Surprisingly enough, the fourth of July has always held a special place for me. As a kid my family used to spend the week of the fourth in Pennsylvania with our relatives from my grandfather’s side. My entire family – aunts, uncles, cousins, grandparents – would take the 7 hour road trip out to the rolling green hills in a caravan of cars, cheez-its, and general familial hilarity. Some of my fondest childhood memories come from these excursions. My cousins and I still reminisce about them. In the very early years all of us would pile into the home of my great grandparents, instantly transforming the quaint little country abode into a family shelter strewn with luggage, makeshift beds, and screaming children (and adults). The best part of this for the kids was the field across the street from the house. You see, it was not an ordinary field, at least not for us suburban dwellers. Just as the sun reached the end of its set and dusk began to spill over into a blanket of nighttime, the field would light up with the clumsy, lantern-colored streaks of fireflies. We would run towards the lights with clear plastic cups and use our hands to trap the little creatures inside. Back on the porch we would set the cups down and watch as the insects illuminated their temporary plastic huts with soft, incomprehensible light in a slow and steady pulse, much like adjusting the wick on an old time oil lantern.
As the years went on, our great grandparents passed away, the house was sold, and the family invasion moved to the home of my Aunt Jennie and Uncle Nick. They lived (and still do) on a long and hilly mountain road. There were so few houses and thus so few cars that one could lay down right in the middle of the pavement and take a nap without even the slightest twinge of worry. The hills made for incredible bike riding for the adventurous preteen. We would ride ourselves to the top of one of the steeper crests and launch ourselves down, pedaling furiously to see who could get the farthest before losing momentum. In the evenings Uncle Nick would let us pile into the back of his pickup truck and drive us 30 minutes down the mountain to get soft serve ice cream, all the while keep our eye out for deer in the fields as we drove by. And lets not neglect the fact that fireworks were not illegal in PA at the time (not sure if they are or not now). One can’t imagine the fun that can be had with a pile of those junky little Japanese-made light bombs, poppers, and the like. Such good times.

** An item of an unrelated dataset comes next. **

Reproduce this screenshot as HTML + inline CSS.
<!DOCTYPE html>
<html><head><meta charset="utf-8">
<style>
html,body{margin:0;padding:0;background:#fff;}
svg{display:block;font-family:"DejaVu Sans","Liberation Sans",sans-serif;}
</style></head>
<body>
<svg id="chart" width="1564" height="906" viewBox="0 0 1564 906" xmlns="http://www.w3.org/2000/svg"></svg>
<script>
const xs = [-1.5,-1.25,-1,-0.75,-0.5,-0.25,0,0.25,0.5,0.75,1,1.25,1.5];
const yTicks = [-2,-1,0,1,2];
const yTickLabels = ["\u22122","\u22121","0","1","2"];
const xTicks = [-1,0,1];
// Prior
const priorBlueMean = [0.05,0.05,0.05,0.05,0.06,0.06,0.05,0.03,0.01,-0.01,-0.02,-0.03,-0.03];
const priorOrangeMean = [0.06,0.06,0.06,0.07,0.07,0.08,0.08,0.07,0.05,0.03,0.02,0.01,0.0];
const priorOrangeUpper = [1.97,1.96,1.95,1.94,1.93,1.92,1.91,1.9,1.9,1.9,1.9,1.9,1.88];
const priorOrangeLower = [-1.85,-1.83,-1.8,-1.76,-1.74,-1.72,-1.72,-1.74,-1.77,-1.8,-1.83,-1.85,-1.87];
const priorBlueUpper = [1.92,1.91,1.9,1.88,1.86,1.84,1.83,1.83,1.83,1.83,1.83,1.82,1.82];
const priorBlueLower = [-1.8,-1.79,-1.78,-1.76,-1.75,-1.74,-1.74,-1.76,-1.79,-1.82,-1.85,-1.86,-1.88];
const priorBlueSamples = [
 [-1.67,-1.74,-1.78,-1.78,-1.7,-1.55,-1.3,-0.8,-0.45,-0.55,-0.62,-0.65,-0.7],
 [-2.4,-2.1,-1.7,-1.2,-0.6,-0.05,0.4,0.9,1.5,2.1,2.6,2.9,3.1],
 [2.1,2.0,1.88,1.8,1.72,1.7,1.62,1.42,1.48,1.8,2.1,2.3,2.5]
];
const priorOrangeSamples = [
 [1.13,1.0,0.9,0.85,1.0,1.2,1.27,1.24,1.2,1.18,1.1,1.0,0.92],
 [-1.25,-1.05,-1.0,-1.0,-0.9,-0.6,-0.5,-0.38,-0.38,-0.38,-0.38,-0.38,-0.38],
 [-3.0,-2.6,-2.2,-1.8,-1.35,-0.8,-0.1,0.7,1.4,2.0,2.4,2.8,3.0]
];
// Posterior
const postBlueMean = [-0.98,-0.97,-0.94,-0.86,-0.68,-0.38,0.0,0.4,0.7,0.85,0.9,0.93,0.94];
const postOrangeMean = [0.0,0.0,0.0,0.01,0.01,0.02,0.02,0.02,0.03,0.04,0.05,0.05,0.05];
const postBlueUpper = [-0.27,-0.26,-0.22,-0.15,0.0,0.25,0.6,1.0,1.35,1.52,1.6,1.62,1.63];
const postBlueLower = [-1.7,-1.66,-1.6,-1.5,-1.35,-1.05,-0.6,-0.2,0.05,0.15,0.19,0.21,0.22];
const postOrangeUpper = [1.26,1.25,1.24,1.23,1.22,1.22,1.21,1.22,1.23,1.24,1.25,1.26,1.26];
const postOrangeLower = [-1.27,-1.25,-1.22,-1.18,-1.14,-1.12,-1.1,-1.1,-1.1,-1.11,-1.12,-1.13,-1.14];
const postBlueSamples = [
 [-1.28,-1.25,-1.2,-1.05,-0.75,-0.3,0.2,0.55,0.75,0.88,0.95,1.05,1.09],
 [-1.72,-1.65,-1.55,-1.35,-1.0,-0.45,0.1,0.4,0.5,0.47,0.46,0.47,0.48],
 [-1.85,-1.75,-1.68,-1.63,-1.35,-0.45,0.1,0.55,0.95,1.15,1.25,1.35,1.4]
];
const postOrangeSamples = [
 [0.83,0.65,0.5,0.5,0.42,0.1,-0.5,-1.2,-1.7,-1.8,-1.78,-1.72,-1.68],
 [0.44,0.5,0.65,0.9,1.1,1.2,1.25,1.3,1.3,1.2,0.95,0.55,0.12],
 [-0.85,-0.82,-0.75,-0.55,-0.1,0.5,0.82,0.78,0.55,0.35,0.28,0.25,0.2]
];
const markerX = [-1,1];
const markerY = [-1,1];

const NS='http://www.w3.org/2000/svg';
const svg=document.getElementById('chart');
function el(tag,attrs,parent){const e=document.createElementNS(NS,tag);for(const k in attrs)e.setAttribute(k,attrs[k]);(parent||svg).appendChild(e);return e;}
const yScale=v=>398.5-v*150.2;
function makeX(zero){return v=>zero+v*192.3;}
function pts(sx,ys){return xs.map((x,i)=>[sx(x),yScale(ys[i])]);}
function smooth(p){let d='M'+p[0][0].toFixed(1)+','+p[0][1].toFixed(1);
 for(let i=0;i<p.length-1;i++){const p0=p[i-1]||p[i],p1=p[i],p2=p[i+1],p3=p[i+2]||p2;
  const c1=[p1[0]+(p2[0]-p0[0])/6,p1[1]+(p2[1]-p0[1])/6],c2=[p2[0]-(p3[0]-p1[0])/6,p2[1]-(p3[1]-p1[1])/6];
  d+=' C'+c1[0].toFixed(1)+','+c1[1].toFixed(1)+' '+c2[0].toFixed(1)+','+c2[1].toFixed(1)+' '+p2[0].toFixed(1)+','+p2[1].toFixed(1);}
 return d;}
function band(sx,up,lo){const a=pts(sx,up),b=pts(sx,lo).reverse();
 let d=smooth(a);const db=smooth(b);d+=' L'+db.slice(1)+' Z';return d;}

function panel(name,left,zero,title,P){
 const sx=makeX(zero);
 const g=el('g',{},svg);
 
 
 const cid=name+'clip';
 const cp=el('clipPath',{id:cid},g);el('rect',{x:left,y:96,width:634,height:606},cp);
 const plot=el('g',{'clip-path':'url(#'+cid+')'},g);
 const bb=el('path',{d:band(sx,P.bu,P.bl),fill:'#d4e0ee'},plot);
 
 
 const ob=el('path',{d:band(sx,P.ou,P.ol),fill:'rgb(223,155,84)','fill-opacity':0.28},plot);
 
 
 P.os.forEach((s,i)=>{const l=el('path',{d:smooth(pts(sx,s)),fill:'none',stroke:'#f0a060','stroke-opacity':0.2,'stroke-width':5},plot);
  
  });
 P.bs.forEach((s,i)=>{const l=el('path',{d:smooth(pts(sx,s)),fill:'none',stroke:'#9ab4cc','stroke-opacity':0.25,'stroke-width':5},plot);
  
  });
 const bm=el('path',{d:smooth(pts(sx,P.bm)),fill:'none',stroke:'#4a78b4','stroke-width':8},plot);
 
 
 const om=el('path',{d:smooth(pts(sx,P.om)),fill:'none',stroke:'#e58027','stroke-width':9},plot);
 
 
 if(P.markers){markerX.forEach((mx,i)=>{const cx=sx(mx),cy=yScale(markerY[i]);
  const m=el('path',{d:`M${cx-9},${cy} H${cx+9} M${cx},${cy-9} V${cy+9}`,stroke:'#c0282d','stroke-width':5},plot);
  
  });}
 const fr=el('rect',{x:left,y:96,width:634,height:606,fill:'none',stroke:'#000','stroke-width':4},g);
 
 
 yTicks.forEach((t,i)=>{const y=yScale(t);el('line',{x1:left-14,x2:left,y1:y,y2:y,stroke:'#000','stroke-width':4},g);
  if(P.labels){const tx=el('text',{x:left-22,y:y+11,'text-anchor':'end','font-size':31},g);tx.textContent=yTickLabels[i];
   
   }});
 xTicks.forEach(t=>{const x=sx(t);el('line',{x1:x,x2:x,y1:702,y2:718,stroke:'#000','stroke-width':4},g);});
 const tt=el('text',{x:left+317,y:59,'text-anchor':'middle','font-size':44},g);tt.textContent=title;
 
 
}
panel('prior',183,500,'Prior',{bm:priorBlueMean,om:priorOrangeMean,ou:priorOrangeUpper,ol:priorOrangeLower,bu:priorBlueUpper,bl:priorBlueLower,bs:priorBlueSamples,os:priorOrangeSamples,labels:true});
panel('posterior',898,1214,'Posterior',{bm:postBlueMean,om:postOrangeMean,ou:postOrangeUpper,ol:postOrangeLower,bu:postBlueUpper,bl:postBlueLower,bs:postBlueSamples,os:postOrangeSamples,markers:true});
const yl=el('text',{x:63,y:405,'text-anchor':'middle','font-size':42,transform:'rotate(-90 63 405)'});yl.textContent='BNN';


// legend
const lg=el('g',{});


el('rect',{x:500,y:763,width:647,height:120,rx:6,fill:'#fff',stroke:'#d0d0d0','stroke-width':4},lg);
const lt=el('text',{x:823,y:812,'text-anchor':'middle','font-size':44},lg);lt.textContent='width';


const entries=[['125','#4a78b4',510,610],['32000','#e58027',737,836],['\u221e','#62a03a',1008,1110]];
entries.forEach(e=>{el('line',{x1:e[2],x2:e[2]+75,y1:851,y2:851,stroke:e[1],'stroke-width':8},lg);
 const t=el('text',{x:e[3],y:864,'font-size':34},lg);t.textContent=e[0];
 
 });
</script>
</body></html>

Nowadays things are much different of course. All of us are grown up and scattered all over the place. Fourth of July has taken many forms for me in my adult life, from watching fireworks at a hillside picnic in Aspen to spending the day grilling out with my roommate and her family in Orange County. It should come as no surprise that I spent this fourth with a gaggle of fellow starving artists, most of us musicians and composers. Luckily for us there is a non-starving artist in our circle who has a gorgeous little house in Venice beach, complete with backyard and wide open dining area. He also happens to have a smoker, which is the perfect cooking vessel for his tried and true recipe for ribs, complete with his own rub and his own homemade barbecue sauce. Have I died? Is this heaven? Though the ribs were far and away the centerpiece of the festivities, this was just like any other holiday gathering in that there was a full on cascade of ridiculous food that kept coming in a steady stream for like 7 hours. The kind of situation that by the time midnight rolls around you’re so full and are pretty convinced you won’t wake up the next morning, yet you can’t help but stand at the food table and continue to shove bits and pieces of all the crusted leftovers still sitting on the table from 5 hours ago shamelessly into your mouth. It’s the American way – exactly what the 4th is all about.
My contribution to this culinary tsunami was a double batch of my super easy and amazing banana pudding, which was very well received. Also, because these friends attended my birthday party and experienced the inescapable awesomeness of my Costco birthday cake, they purchased one for the party – an unexpected treat. And what party would be complete without potato chips and french onion dip? Sherri made a corn pudding that was divine. Joe, the rib maker, also made an outstanding batch of guacamole that was devoured in a matter of minutes. There was also baked mac and cheese, mashed potatoes, and Joe even smoked salmon. Utterly divine. Once we were sufficiently gorged we did the 20 minute walk down to the beach for fireworks, which was glorious. I forgot how amazing the beach is at night, even if you are inundated with drunken fools lighting off fireworks.
While it may not have been a trip to Pennsylvania, this fourth of July was full of love, laughter, friendship, and food – a combination that is always a success for the starving artist.